NEDA deputy director general for investment programming Rolando Tungpalan said the government must find a balance between fulfilling its commitment to pursue a low carbon development path and providing for the infrastructure and energy needs of its growing economy.
“We have to put in context that infrastructure is a binding constraint. So when we say a binding constraint, it means our capacity to grow and sus- tain our growth over a period of time hinges on the quality of infrastructure that we put in place. And infrastructure includes energy so if you look at that context, the role of infrastructure and energy, you have to have that leeway,” he said.
NEDA is preparing a new Philippine Development Plan for 2017 to 2022 in which it must lay down the infrastructure necessities to cope with the needs of the expanding economy.
“Those are voluntary commitments. A new plan is coming out because the current plan in only up to 2016. So from 2017 to 2022, we have to agree on what is the growth rate and what is the accompanying infrastructure. Even without the numbers, we have to be aggressive in infrastructure development including private sector investment in the energy sector,” he said.
As infrastructure building requires energy and energy generation produces emissions, Tungpalan said the government can look into the use of new technologies and strictly enforce environment regulations.
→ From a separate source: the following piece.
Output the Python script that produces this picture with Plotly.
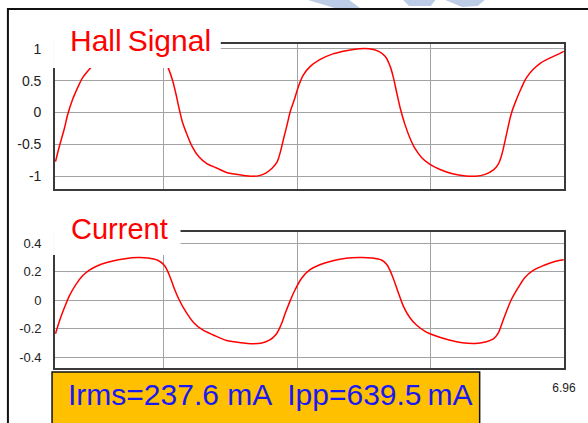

“With technology now, I’ve seen new coal-fired plants and they are clean. You need to have proper implementation of environmental laws. You cannot keep this country from progressing. We subscribe to a low carbon growth path but you have to balance the cost of adhering to that zealously as well as the need to provide room for growth,” he said.
Tungpalan said failure to address the infrastructure backlog would cause the country to miss out on the growth opportunity presented by the strengthening of the ASEAN region where it is one of the fastest-growing nations.
“After all, developed countries have had their time. We are going to catch up and we are on the cusp of the ASEAN growth region. If the world is slowing down, we are in a growth position to take advantage of the growth that we are experiencing. And that growth can be constrained by not providing sufficient infrastructure,” he said.
The Asian Development Bank ( ADB) estimates that between 2010 and 2020, the Philippines needs to invest $127 billion in infrastructure to stave off an infrastructure crisis that would be an offshoot of growing population and rising incomes.
The Duterte administration is determined to close the infrastructure gap by strengthening partnership with the private sector. It plans to complete by 2017 the procurement of around 17 stalled PPP projects collectively valued at $ 580 billion. It is also open to more unsolicited proposals under the public-private partnership (PPP) procurement scheme.
Economic managers expect the Philippine economy to grow six to seven percent this year and 6.5 to 7.5 percent in 2017.
The Philippine economy grew a strong 6.9 percent in the first quarter of 2016, driven by election-related spending.